Based on the supply phase of the current, AC motors are of the following types:

  • Single-phase and

  • Three-phase

3. Speed of Operation

In this classification, AC motors are of three types:

  • Variable speed

  • Constant speed

  • Adjustable speed

4. Structural Features

Based on structural features, AC motors are divided into the following categories:

  • Open

  • Semi-enclosed

  • Enclosed

  • Ventilated

  • Pipe-ventilated

  • Riveted frame-eye

Applications of AC Motor

  • Synchronous motors are ideal for automation processes such as robotics and positioning devices that require high precision.

  • Asynchronous or induction motors are mainly used for pumping water to overhead tanks, boiler feed pumps in power plants, and compressors.

  • Single-phase motors are suitable for applications that demand low power, such as domestic appliances (including mixer grinders, ceiling fans, portable power tools, and more). The three-phase supply motors cater to high power requirements such as hydraulic pumps, power drives of compressors, irrigation pumps, compressors of air-conditioners, etc.

  • Adjustable and variable speed motors have applications in seawater cooling pumps and cargo pumps in ships. 

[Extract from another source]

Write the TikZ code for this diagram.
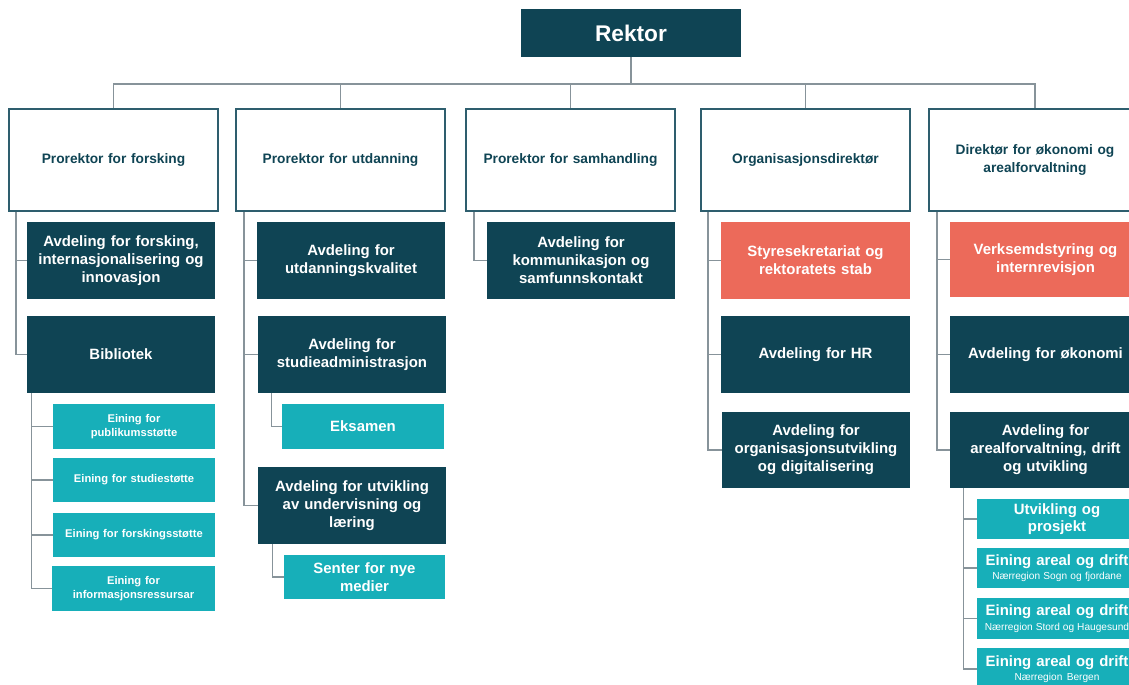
\documentclass[tikz,border=0pt]{standalone}
\usepackage{fontspec}
\setmainfont{Liberation Sans}
\usetikzlibrary{calc}
\definecolor{navy}{HTML}{0F4454}
\definecolor{salmon}{HTML}{EC6A5A}
\definecolor{teal}{HTML}{17AFB9}
\definecolor{hdrline}{HTML}{2E5E6E}
\definecolor{conncol}{HTML}{87939A}
\newcommand\orgbox[7]{%
 \pgfmathsetmacro\obw{(#5-#3)*0.75}%
 \pgfmathsetmacro\obh{(#6-#4)*0.75}%
 \pgfmathsetmacro\obt{(#5-#3-8)*0.75}%
 \pgfmathsetmacro\obx{(#3+#5)/2}%
 \pgfmathsetmacro\oby{(#4+#6)/2}%
 \node[#2, minimum width=\obw pt, minimum height=\obh pt, text width=\obt pt] (#1) at (\obx,\oby) {#7};}
\tikzset{
 base/.style={rectangle, inner sep=0pt, align=center, font=\bfseries},
 topbox/.style={base, fill=navy, text=white, font=\fontsize{17}{20}\selectfont\bfseries},
 headbox/.style={base, draw=hdrline, line width=1.5pt, fill=white, text=navy, font=\fontsize{10.3}{13.5}\selectfont\bfseries},
 darkbox/.style={base, fill=navy, text=white, font=\fontsize{11.2}{13.5}\selectfont\bfseries},
 redbox/.style={base, fill=salmon, text=white, font=\fontsize{11.2}{13.5}\selectfont\bfseries},
 smallbox/.style={base, fill=teal, text=white, font=\fontsize{8.4}{10.5}\selectfont\bfseries},
 tealbox/.style={base, fill=teal, text=white, font=\fontsize{11.2}{13}\selectfont\bfseries},
 subbox/.style={base, fill=teal, text=white, font=\fontsize{11.2}{12}\selectfont\bfseries},
 conn/.style={draw=conncol, line width=1.1pt},
}
\newcommand\subline[1]{\\[-1pt]{\fontsize{7.6}{8}\selectfont\mdseries\spaceskip=0pt\relax\xspaceskip=0pt\relax #1}}
\begin{document}
\begin{tikzpicture}[x=0.75pt,y=-0.75pt]
\useasboundingbox (0,0) rectangle (1129,685);
\clip (0,0) rectangle (1129,685);
% top
\orgbox{rektor}{topbox}{521}{9}{741}{57}{Rektor}
% headers
\orgbox{h1}{headbox}{9}{109}{218}{211}{Prorektor for forsking}
\orgbox{h2}{headbox}{236}{109}{445}{211}{Prorektor for utdanning}
\orgbox{h3}{headbox}{466}{109}{675}{211}{Prorektor for samhandling}
\orgbox{h4}{headbox}{701}{109}{910}{211}{Organisasjonsdirektør}
\orgbox{h5}{headbox}{929}{109}{1141}{211}{Direktør for økonomi og\\ arealforvaltning}
% row A
\orgbox{a1}{darkbox}{27}{222}{215}{299}{Avdeling for forsking,\\ internasjonalisering og\\ innovasjon}
\orgbox{a2}{darkbox}{257}{222}{445}{299}{Avdeling for\\ utdanningskvalitet}
\orgbox{a3}{darkbox}{487}{222}{675}{299}{Avdeling for\\ kommunikasjon og\\ samfunnskontakt}
\orgbox{a4}{redbox}{721}{222}{910}{299}{Styresekretariat og\\ rektoratets stab}
\orgbox{a5}{redbox}{950}{222}{1141}{297}{Verksemdstyring og\\ internrevisjon}
% row B
\orgbox{b1}{darkbox}{27}{316}{215}{393}{Bibliotek}
\orgbox{b2}{darkbox}{258}{316}{446}{393}{Avdeling for\\ studieadministrasjon}
\orgbox{b4}{darkbox}{721}{316}{910}{393}{Avdeling for HR}
\orgbox{b5}{darkbox}{950}{316}{1141}{393}{Avdeling for økonomi}
% row C
\orgbox{c4}{darkbox}{722}{412}{910}{488}{Avdeling for\\ organisasjonsutvikling\\ og digitalisering}
\orgbox{c5}{darkbox}{950}{412}{1141}{488}{Avdeling for\\ arealforvaltning, drift\\ og utvikling}
% column 2 lower
\orgbox{eks}{tealbox}{282}{404}{444}{449}{Eksamen}
\orgbox{u1}{darkbox}{258}{467}{446}{544}{Avdeling for utvikling\\ av undervisning og\\ læring}
\orgbox{snm}{tealbox}{284}{555}{445}{599}{Senter for nye\\ medier}
% library units
\orgbox{t1}{smallbox}{53}{404}{215}{449}{Eining for\\ publikumsstøtte}
\orgbox{t2}{smallbox}{53}{458}{215}{502}{Eining for studiestøtte}
\orgbox{t3}{smallbox}{53}{513}{215}{557}{Eining for forskingsstøtte}
\orgbox{t4}{smallbox}{52}{566}{215}{611}{Eining for\\ informasjonsressursar}
% column 5 units
\orgbox{v1}{tealbox}{977}{499}{1137}{539}{Utvikling og\\ prosjekt}
\orgbox{v2}{subbox}{977}{548}{1137}{588}{Eining areal og drift\subline{Nærregion Sogn og fjordane}}
\orgbox{v3}{subbox}{977}{598}{1137}{639}{Eining areal og drift\subline{Nærregion Stord og Haugesund}}
\orgbox{v4}{subbox}{977}{648}{1137}{690}{Eining areal og drift\subline{Nærregion Bergen}}
% top connectors
\coordinate (bus) at (631,84);
\draw[conn] (rektor.south) -- (bus);
\foreach \h in {h1,h2,h3,h4,h5} {\draw[conn] (\h.north) |- (bus);}
% column spines
\draw[conn] ($(h1.south west)+(8,0)$) |- (a1.west);
\draw[conn] ($(h1.south west)+(8,0)$) |- (b1.west);
\draw[conn] ($(h2.south west)+(9,0)$) |- (a2.west);
\draw[conn] ($(h2.south west)+(9,0)$) |- (b2.west);
\draw[conn] ($(h2.south west)+(9,0)$) |- (u1.west);
\draw[conn] ($(h3.south west)+(9,0)$) |- (a3.west);
\draw[conn] ($(h4.south west)+(8,0)$) |- (a4.west);
\draw[conn] ($(h4.south west)+(8,0)$) |- (b4.west);
\draw[conn] ($(h4.south west)+(8,0)$) |- (c4.west);
\draw[conn] ($(h5.south west)+(9,0)$) |- (a5.west);
\draw[conn] ($(h5.south west)+(9,0)$) |- (b5.west);
\draw[conn] ($(h5.south west)+(9,0)$) |- (c5.west);
% sub spines
\foreach \t in {t1,t2,t3,t4} {\draw[conn] ($(b1.south west)+(5,0)$) |- (\t.west);}
\draw[conn] ($(b2.south west)+(14,0)$) |- (eks.west);
\draw[conn] ($(u1.south west)+(15,0)$) |- (snm.west);
\foreach \v in {v1,v2,v3,v4} {\draw[conn] ($(c5.south west)+(14,0)$) |- (\v.west);}
\end{tikzpicture}
\end{document}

FAQ (Frequently Asked Questions)

1. How are AC Motors Different from DC Motors?


  • Nature of the Input Current: For AC motors, the primary input power is alternating current. But for DC motors, direct current provides the input power.

  • Commutator: AC motors do not have commutators. DC motors are equipped with commutators.

  • Supply Phase: Single, as well as three-phase supply, is used for AC motors. DC motors operate only with single-phase supply.

  • Input Terminals: While AC motors have three input terminals (RYB), DC motors have only two input terminals (+, -).

  • Brushes: There are no carbon brushes in an AC motor. DC motors have carbon brushes for spark-free commutation.

  • Armature Position: In AC motors, the magnetic field is rotating, and the armature is static. In DC motors, the armature rotates, and the magnetic field is stationary.

  • Starting: AC motors require external equipment to start. DC motors do not need external help for the start-up operation.

2. What are the Advantages and Disadvantages of Using AC Motors?



  • Cost-Effective: Due to its simple design, AC motors are a cost-effective option for various fixed speed applications in the industrial, domestic, and commercial sectors where AC power is readily available. AC motors are frequently found in industrial machinery, air-conditioners, washers, dryers, etc.

  • Speed Variation: AC motors have a fixed number of built-in winding sets that determine its base speed. The motor speed can be altered by changing the frequency of the AC voltage.

  • High Power Factor: AC motors have a high power factor. Thus, it draws a lesser current, reducing the energy loss in the distribution system. 

  • Reliability: An AC motor can operate for years without any frequent needs for replacement.


  • AC motors cannot operate at speeds lower than 1/3rd of its base speed.

  • AC motors have a crude and expensive positioning control.

  • Eddy currents slow down AC motors.